Literatur

Gregor Weber

Asphaltseele

Heyne Hardcore · 12. September

Raus aus dem Mittelmaß

Bundeswehr-Offizier, „Tatort“-Kommissar, Koch, Schriftsteller: Gregor Weber ist ein Allround-Talent. In seinem Thriller „Asphaltseele“ bündelte er Erfahrungen.

Es gibt Menschen, die dermaßen viele Talente besitzen, dass sie ein ganzes Leben benötigen, um sie auszuformulieren. Der Saarländer Gregor Weber ist so einer. Erst erfolgreicher Marine-Offizier, dazu Studium der Kunst und Musik, danach „Tatort“-Kommissar und auch sonst gefragter Schauspieler, nebenbei Reserve-Feldwebel in Afghanistan. Später eine Ausbildung zum Koch, das erste Buch über das Kochen mit Promiköchen – und dabei die Entdeckung, dass er auch schreiben kann. Da drängt sich die Frage auf: Wie lebt es sich mit so vielen Talenten? „Ob das wirklich alles Talente sind, lasse ich mal dahingestellt“, sagt Weber. „Vieles ist eher aus der Not heraus geboren, etwa die Ausbildung zum Koch.“ Von der Schauspielerei allein könne man eben nur schwer eine vierköpfige Familie ernähren. Außerdem sei ihm das Spielen in der Gemengelage deutscher Filmfinanzierung tüchtig verleidet worden: „Qualität oder echte künstlerische Arbeit sind dort nicht gefragt. Hauptsache, man liefert auf den Punkt ab. Das ist wie auf dem Kasernenhof.“ Auf ein einziges visuelles Werk sei er stolz – den Kurzfilm „Spielzeugland“, in dem Weber einen SS-Mann spielt und der prompt einen Oscar für den besten Kurzspielfilm erhielt. Davon abgesehen habe er weder dem Publikum noch sich selbst jemals beweisen können, „ob ich als Schauspieler wirklich gut bin. In 20 Jahren nicht. Es gab einfach nie den Raum für mehr als Mittelmaß.“ Anders sei dies nun beim Schreiben. Nach zwei Krimis rund um den eher piefigen Ermittler Kurt Grewe hat er nun mit „Asphaltseele“ einen kantigen und unkonventionellen Thriller verfasst. Protagonist ist Ruben Rubeck, einst ehemaliger Elitesoldat im Krieg um Ex-Jugoslawien, nun streitbarer, alkoholkranker Ermittler im Frankfurter Bahnhofsviertel. Zufällig gerät er in eine Schießerei zwischen rivalisierenden Gangs, tötet dabei einen ehemaligen GSG9-Mann, der inzwischen als Personenschützer für einen Unterweltpaten arbeitet und steckt somit ungewollt mitten in einem Bandenkrieg, der sich bis in seine eigene Vergangenheit erstreckt. Diese ziemlich brutale Story bildet nur die eine Seite – an Fahrt gewinnt der postmoderne Krimi erst durch die feine Beobachtungsgabe Webers, die sich an vielen Stellen aus seinen eigenen Erfahrungen speist. Die Militärzeit, das Dramaturgische eines guten Krimis und die Kraft guter Dialoge, die er aus Drehbüchern mitnahm: Weber versteht es, gesammelte Erfahrungen in neue Kanäle zu transferieren.

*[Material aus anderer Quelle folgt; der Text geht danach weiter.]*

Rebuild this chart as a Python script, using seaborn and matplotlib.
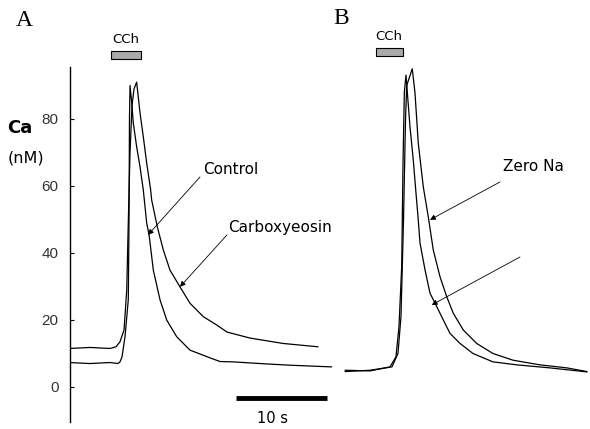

Unser Fazit: Es geht wild zu in „Asphaltseele“, geschönt wird nichts. Eine lebensnahe, wilde Story, ein Ermittler als Suffkopf, den man als Held nur schwer ins Herz schließen kann, alles gepaart mit einer derben, für einen Thriller ungewöhnlich komischen Gossensprache: „Asphaltseele“ zeigt, dass in dem Ex-Schauspieler Gregor Weber erneut ein frisches Talent schlummert.